* CHALLENGE
Exactly reproduce the lines that run from the one containing "Generate a Python" through the one containing "import seaborn as sns", ends included, with no pictures.

* RECORDED INFORMATION
------------------------------

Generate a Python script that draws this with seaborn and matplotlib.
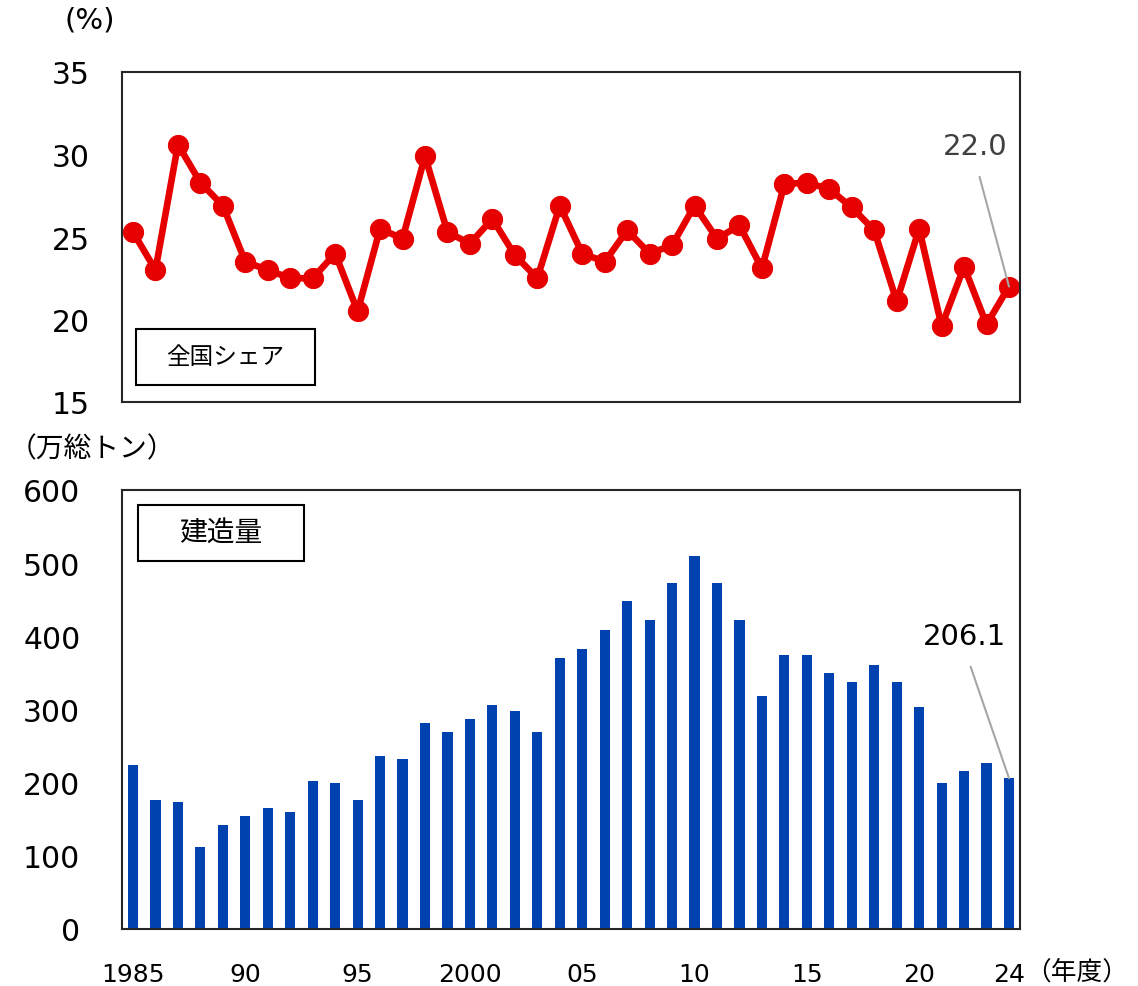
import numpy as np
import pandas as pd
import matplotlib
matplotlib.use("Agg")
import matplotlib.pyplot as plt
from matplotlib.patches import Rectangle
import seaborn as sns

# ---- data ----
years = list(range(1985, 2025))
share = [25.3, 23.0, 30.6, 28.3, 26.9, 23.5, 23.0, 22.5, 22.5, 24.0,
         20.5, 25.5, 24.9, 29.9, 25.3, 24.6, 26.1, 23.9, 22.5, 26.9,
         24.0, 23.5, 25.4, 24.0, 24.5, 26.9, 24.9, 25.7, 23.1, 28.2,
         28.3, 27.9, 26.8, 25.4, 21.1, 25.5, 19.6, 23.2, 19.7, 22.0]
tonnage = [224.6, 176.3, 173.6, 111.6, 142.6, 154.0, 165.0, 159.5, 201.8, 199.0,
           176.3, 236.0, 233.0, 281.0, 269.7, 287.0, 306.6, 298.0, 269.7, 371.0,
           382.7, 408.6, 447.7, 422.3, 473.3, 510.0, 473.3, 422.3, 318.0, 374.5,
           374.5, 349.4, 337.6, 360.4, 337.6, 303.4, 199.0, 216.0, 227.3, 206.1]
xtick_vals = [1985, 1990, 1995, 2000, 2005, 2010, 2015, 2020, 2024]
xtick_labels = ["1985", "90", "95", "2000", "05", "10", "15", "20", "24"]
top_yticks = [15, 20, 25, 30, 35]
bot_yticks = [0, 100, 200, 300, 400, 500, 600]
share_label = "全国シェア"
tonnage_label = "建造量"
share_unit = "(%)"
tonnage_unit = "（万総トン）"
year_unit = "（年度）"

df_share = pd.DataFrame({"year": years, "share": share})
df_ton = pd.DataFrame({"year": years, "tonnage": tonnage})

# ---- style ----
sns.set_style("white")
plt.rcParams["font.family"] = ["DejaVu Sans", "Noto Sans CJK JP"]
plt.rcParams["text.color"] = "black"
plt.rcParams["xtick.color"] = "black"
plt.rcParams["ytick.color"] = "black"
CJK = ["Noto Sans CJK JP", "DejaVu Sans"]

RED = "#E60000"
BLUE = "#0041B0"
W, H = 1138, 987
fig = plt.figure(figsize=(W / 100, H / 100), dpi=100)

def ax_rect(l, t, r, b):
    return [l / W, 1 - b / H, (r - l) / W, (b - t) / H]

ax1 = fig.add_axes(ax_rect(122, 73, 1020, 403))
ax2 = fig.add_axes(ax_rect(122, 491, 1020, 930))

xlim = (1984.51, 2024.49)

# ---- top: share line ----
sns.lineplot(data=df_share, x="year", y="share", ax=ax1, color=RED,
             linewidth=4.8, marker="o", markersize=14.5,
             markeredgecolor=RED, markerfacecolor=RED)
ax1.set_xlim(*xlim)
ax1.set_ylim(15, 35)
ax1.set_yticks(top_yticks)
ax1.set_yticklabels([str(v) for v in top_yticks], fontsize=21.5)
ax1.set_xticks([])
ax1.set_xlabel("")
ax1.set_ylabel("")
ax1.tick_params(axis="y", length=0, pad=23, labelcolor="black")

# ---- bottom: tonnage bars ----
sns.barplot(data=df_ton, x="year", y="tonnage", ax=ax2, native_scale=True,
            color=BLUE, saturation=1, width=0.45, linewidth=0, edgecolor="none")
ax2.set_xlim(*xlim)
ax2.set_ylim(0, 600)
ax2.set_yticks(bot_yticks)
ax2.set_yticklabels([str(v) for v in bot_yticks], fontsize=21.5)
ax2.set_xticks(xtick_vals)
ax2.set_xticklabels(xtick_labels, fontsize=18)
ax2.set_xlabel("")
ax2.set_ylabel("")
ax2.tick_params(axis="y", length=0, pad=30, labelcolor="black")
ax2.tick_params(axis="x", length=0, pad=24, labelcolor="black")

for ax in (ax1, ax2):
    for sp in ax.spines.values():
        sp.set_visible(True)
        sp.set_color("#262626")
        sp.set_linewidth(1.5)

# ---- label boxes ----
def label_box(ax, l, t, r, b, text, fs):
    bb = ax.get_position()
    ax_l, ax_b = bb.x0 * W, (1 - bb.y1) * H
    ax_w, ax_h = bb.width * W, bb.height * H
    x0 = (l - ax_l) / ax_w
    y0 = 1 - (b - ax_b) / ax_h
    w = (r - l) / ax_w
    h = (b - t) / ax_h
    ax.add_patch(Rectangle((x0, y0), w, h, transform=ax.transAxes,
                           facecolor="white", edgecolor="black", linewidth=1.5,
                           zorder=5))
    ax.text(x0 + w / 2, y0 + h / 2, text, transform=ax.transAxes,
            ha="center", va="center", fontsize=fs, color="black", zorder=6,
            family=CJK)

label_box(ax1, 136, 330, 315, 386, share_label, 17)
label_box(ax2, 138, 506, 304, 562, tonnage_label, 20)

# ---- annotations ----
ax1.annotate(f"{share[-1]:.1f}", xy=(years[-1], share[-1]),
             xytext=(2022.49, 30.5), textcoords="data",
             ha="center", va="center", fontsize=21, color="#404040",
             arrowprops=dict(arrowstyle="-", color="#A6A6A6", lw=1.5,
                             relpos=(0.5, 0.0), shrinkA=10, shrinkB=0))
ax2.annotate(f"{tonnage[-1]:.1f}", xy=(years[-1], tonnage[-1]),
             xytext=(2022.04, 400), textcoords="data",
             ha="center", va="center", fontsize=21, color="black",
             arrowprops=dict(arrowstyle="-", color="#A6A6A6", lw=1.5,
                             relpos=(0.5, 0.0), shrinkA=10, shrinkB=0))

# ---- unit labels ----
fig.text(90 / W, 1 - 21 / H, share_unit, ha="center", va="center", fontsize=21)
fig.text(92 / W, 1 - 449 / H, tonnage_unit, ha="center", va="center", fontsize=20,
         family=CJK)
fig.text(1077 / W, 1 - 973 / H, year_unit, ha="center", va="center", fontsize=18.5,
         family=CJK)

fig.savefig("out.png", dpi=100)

------------------------------

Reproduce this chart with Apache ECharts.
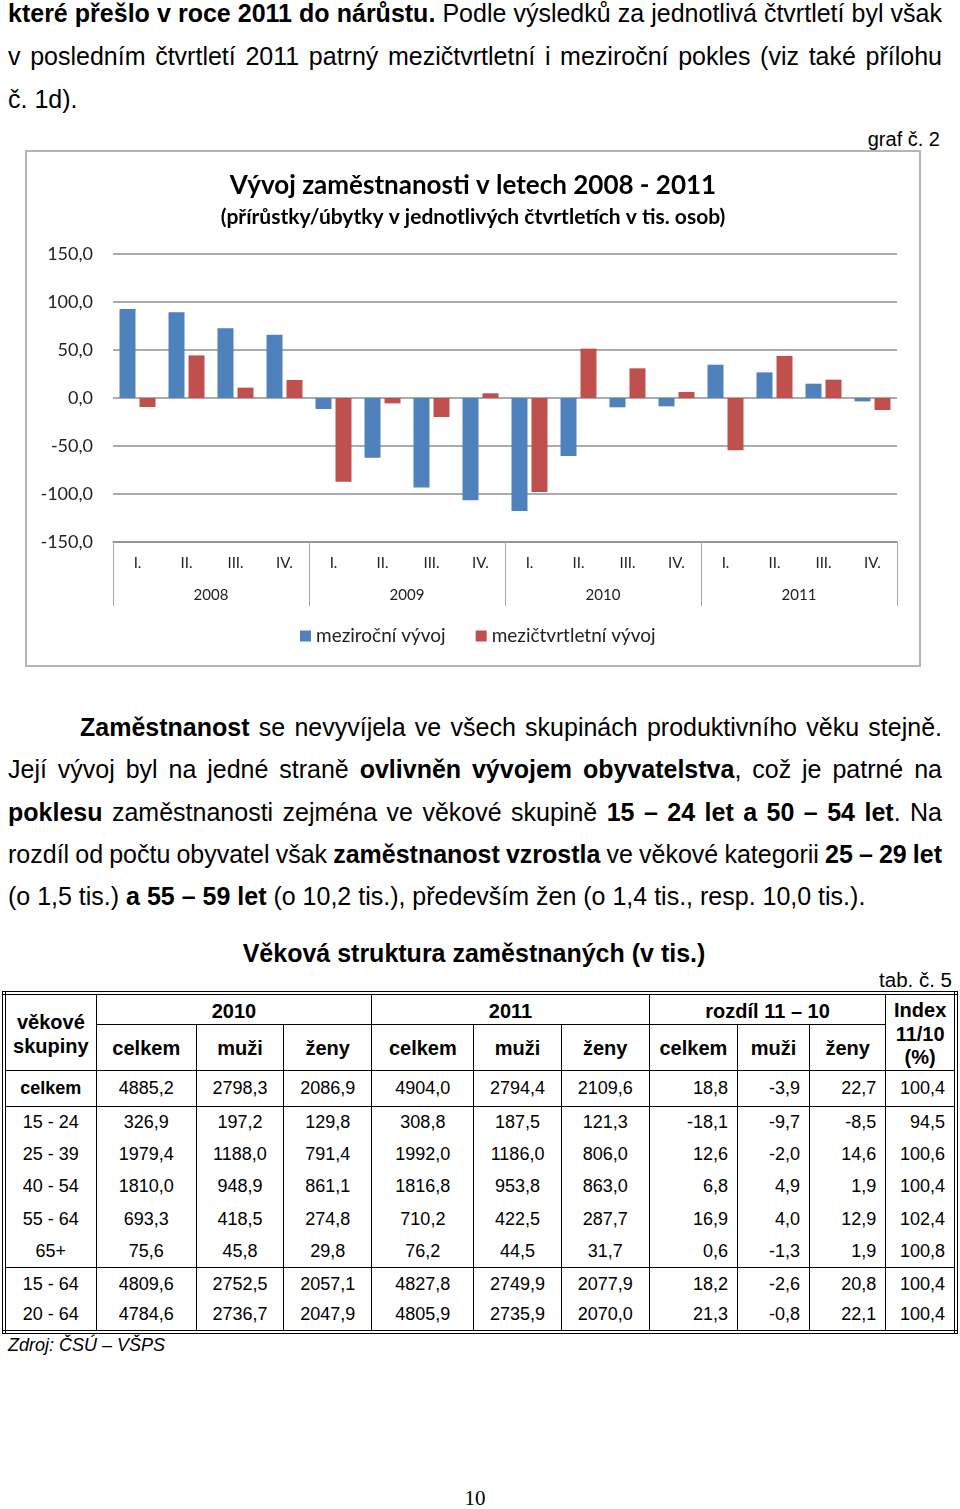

------------------------------

* SOLUTION FOR THIS PROBLEM
Generate a Python script that draws this with seaborn and matplotlib.
import numpy as np
import pandas as pd
import matplotlib
matplotlib.use("Agg")
import matplotlib.pyplot as plt
from matplotlib.patches import Rectangle
import seaborn as sns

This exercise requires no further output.